The attacks of September 11, 2001, changed Free World society forever. The terrorist slaughter brought home the concept that no oceans, no mountains, no national borders will deter evildoers from attacking innocents around the globe.
Free World governments responded to the terror tactics employed that day by increasing emphasis on homeland security, and among the first measures were efforts to strengthen commercial aviation safety. Everyone has seen the effect that homeland security is having on air travel, and certainly that is an important and highly visible function.
But, the borderless nature of the war on terror requires that we consider the most borderless battlefield in the history of human endeavor: cyberspace. In addition to concerns about public transportation safety, we must continue to concentrate on protecting the network.
Virtually every element of our daily lives, from banking to transportation to health care to employment, in some way or another resides on the world’s information networks. It will do us no good if, for example, we protect the activity of transportation without protecting the networks that support it. In protecting travelers, it is important to focus just as much attention on transportation’s enabling networks as it is to safeguard passengers on a commercial airliner.
However, establishing effective cyberspace security will not be an easy task. Industry is so concerned about government regulations that, as the U.S. Department of Homeland Security attempts to place relatively simple standards on network security, industry is poised to push back. Industry prefers self-regulation in information security, and while that does work for some challenges, it does not work for cyberspace in the age of terrorism. The idea that industry can self-regulate cybersecurity is about as valid as suggesting that we can self-regulate missile defense security. Cyberspace security is just too comprehensive to be attained only through self-regulation, and the stakes are too high to risk that approach.

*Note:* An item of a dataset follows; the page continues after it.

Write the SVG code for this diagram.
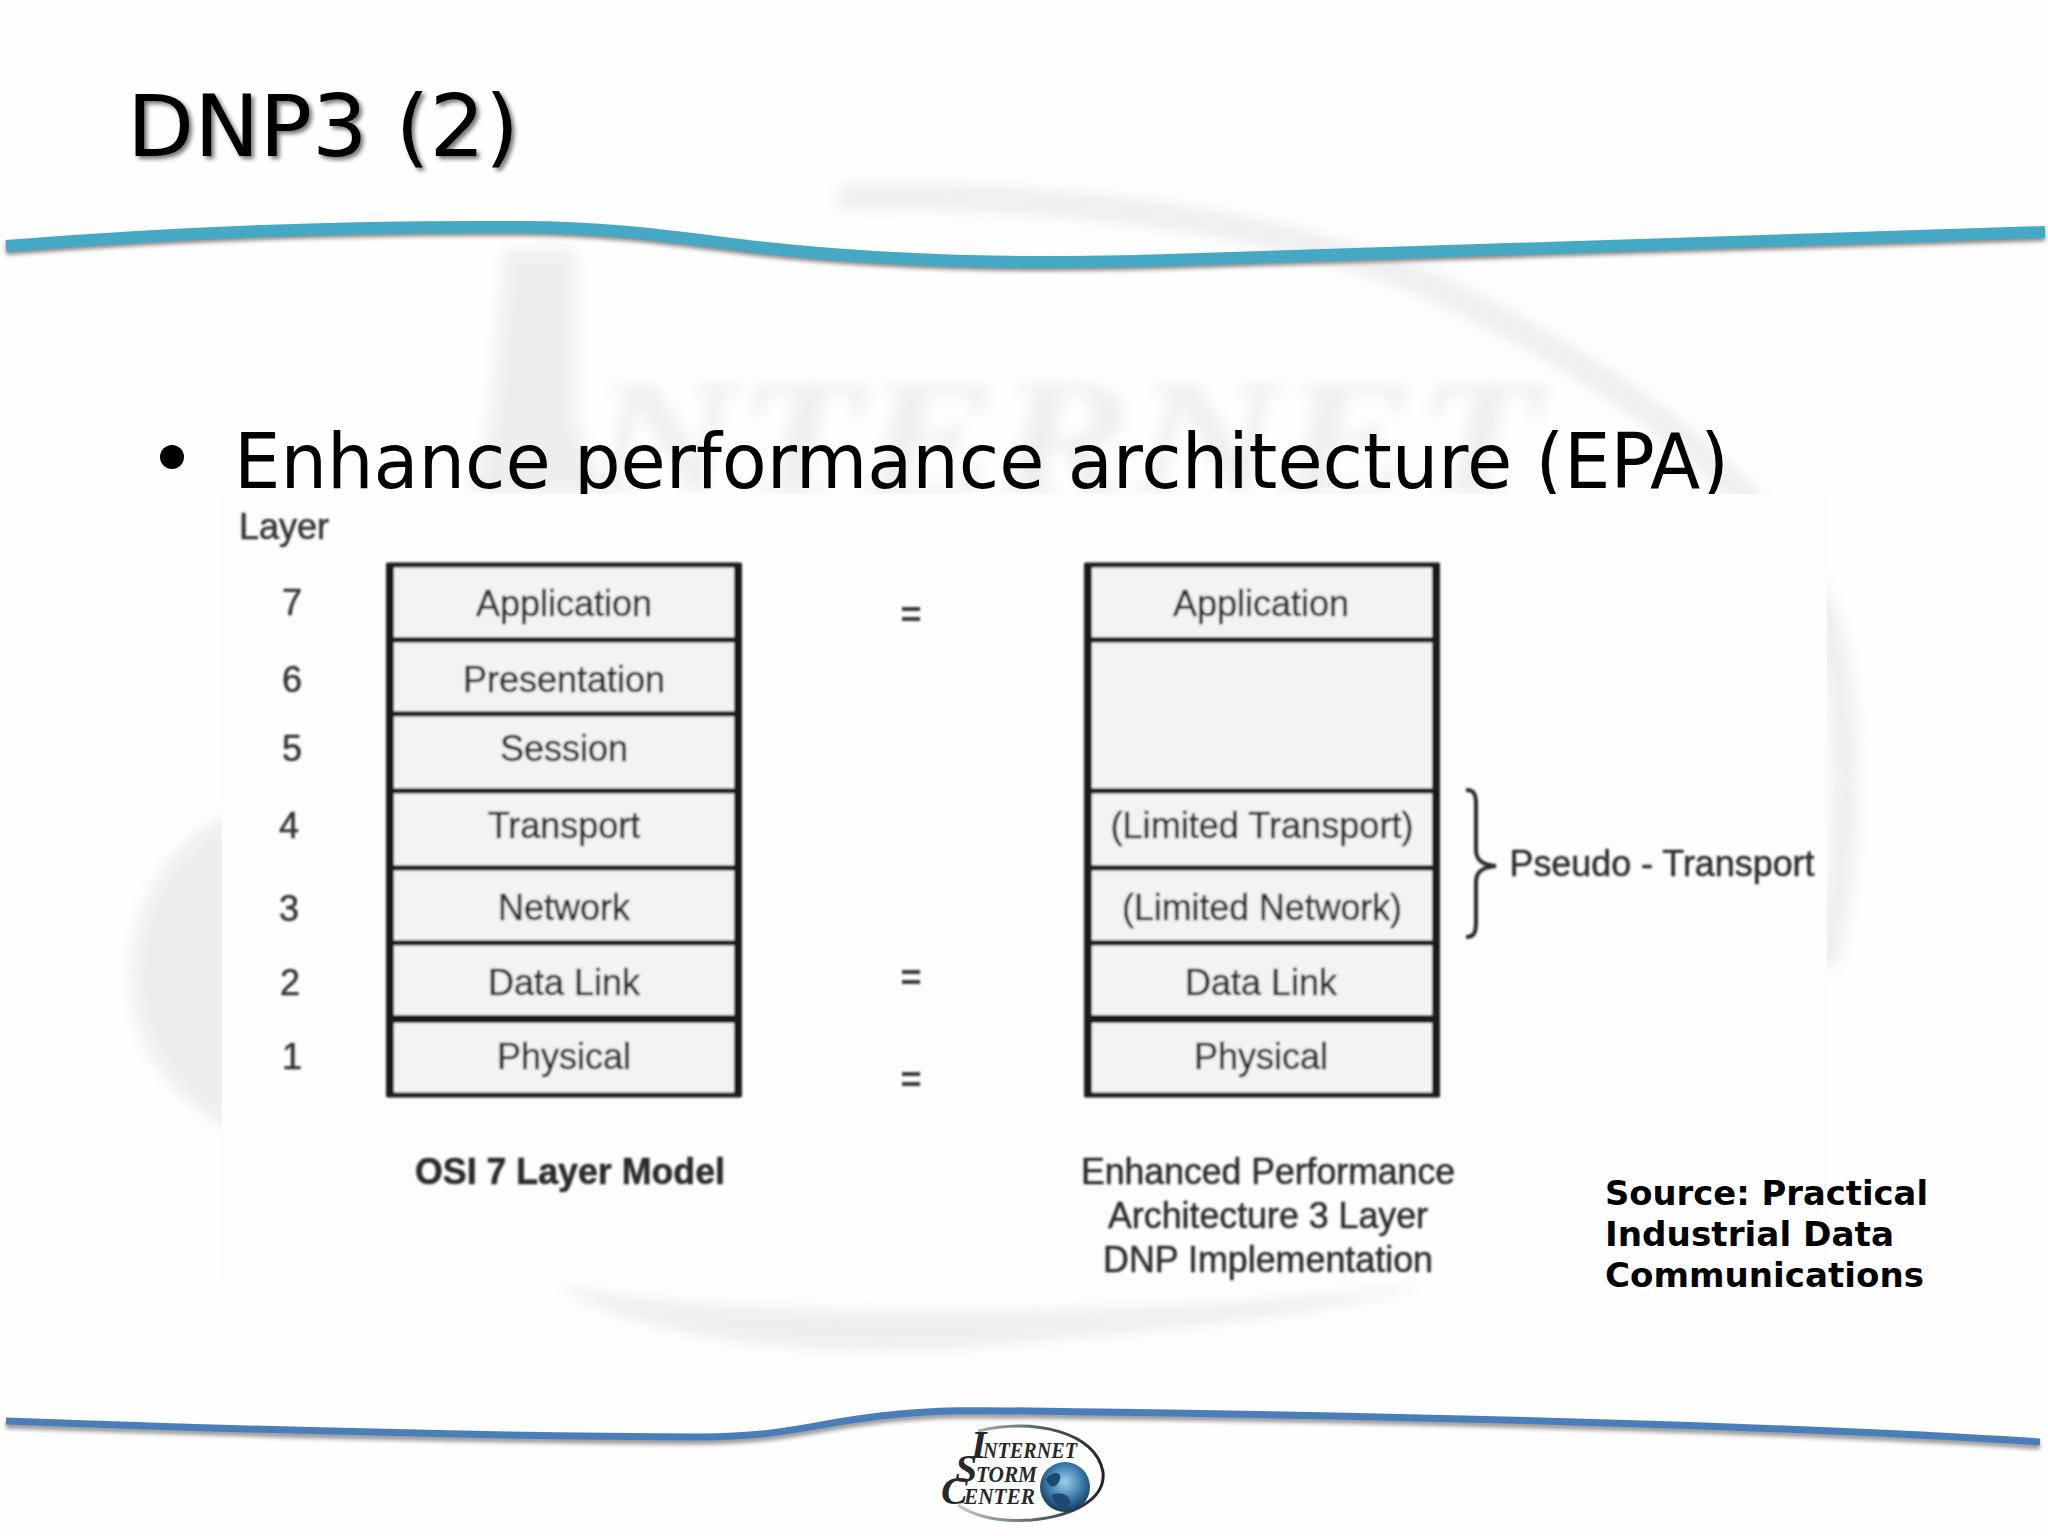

In this realm, there must be some government leadership and oversight on those in industry who are reticent to take on new regulations. This leadership will ensure that practical and effective steps are being taken across the board to secure cyberspace. With government leadership and direction in this arena, companies need not fear that their security measures will place them at a competitive disadvantage to rival firms. All companies will be undertaking the same efforts to achieve the same goals.
But, government must practice smart leadership in ensuring cybersecurity. The last thing we need is for government to issue stacks and stacks of regulations for securing the network. Companies fear having to fill out an encyclopedia of forms just to engage in business in cyberspace. That approach, if enacted, could leave the commercial sector literally buried under the sort of paperwork that the digital workplace is supposed to eliminate. Not only would that hamstring the competitiveness of the private sector, but also it likely would limit companies’ ability to implement the very security it would aim to establish.
Another concern is that over-securing the network will eliminate the flexibility needed for passing data files through cyberspace. Many companies are both achieving significant business efficiencies through cyberspace and offering new capabilities for customer service that were unthinkable just 15 years ago. Restricting the flexibility that enables those business gains could put the brakes on the entire economy of the Free World.
This is not just alarmist thinking. All of us who have implemented firewalls on networks have experienced losing information that, for some reason or other, did not make it through a firewall. No security measure is perfect, either in guarding its host or in keeping out only malevolent files. A widespread implementation of overkill security measures could relegate cyberspace to a special-interest business center instead of the global marketplace that defines it today.
Achieving true cyberspace security will require establishing a good government-industry partnership. This partnership must be structured to create logical and definable security requirements that will increase the security of the network without significantly reducing the speed and agility required to use that network. The model of the National Security Telecommunications Advisory Committee (NSTAC) could serve as a starting point for this partnership.
AFCEANs must continue to find ways to support the Department of Homeland Security’s goal of protecting the network. This service aligns directly with our association’s mission. My challenge to government and industry is to establish a think tank to develop near-term risk management boundaries that will increase network security without adversely affecting the way society uses cyberspace today.
But, above all, the key must be risk management. We don’t need quite as much security for moving some data as we need for other more important files. Cyberspace security should be flexible enough to take that into account. Yet, this security must be effective enough that it doesn’t leave a mansion full of back doors for hackers and terrorists to enter.
Government must take the lead on this, and I am convinced that industry will step up to the challenge. The flying public has accepted new security regulations at our airports across the globe, and the right cybersecurity policy should generate the same acceptance.